The agreement for the construction of the building in question was entered into between the appellee Mrs. Stillman as owner and one George S. Monroe as contractor, and provided for the payment of six thousand, nine hundred and fifty dollars for the building completed. The plaintiffs claim that, as subcontractors of Monroe, they furnished labor and material for the construction of the building of the value of one thousand, one hundred and ninety dollars, which, with interest, is due and unpaid, and for which a mechanic's lien is asked. The appellee Mrs.
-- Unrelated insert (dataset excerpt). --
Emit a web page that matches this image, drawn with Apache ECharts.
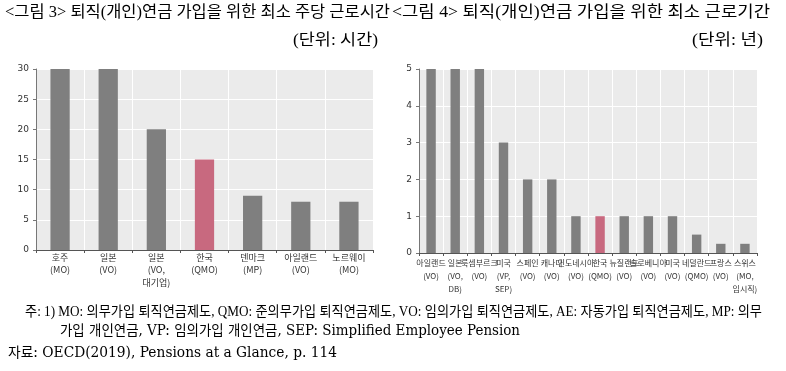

Stillman claims that much of the material and labor used in constructing the building was inferior to that contemplated by the agreement, that the building is unfinished, and that it will cost one thousand dollars to complete it; that she has already paid five thousand, six hundred dollars on account of her agreement with Monroe; that there are liens superior to the claim of the plaintiffs, which will exhaust what there is, if anything, due under the agreement; and that the plaintiffs are not entitled to a lien on the building. Monroe having died, the administratrix of his estate is made a party defendant. The district court rendered judgment against her and in favor of the plaintiffs, for the amount of their claim, but refused to establish a lien therefor as against the building in question on the ground that no sufficient legal notice of the filing of the statement for a lien was served on Mrs. Stillman within thirty days from the date of the completion of the contract, and on the additional ground that, when the notice was served, the amount she had paid, and for which she was liable, was as great as the amount due under her agreement.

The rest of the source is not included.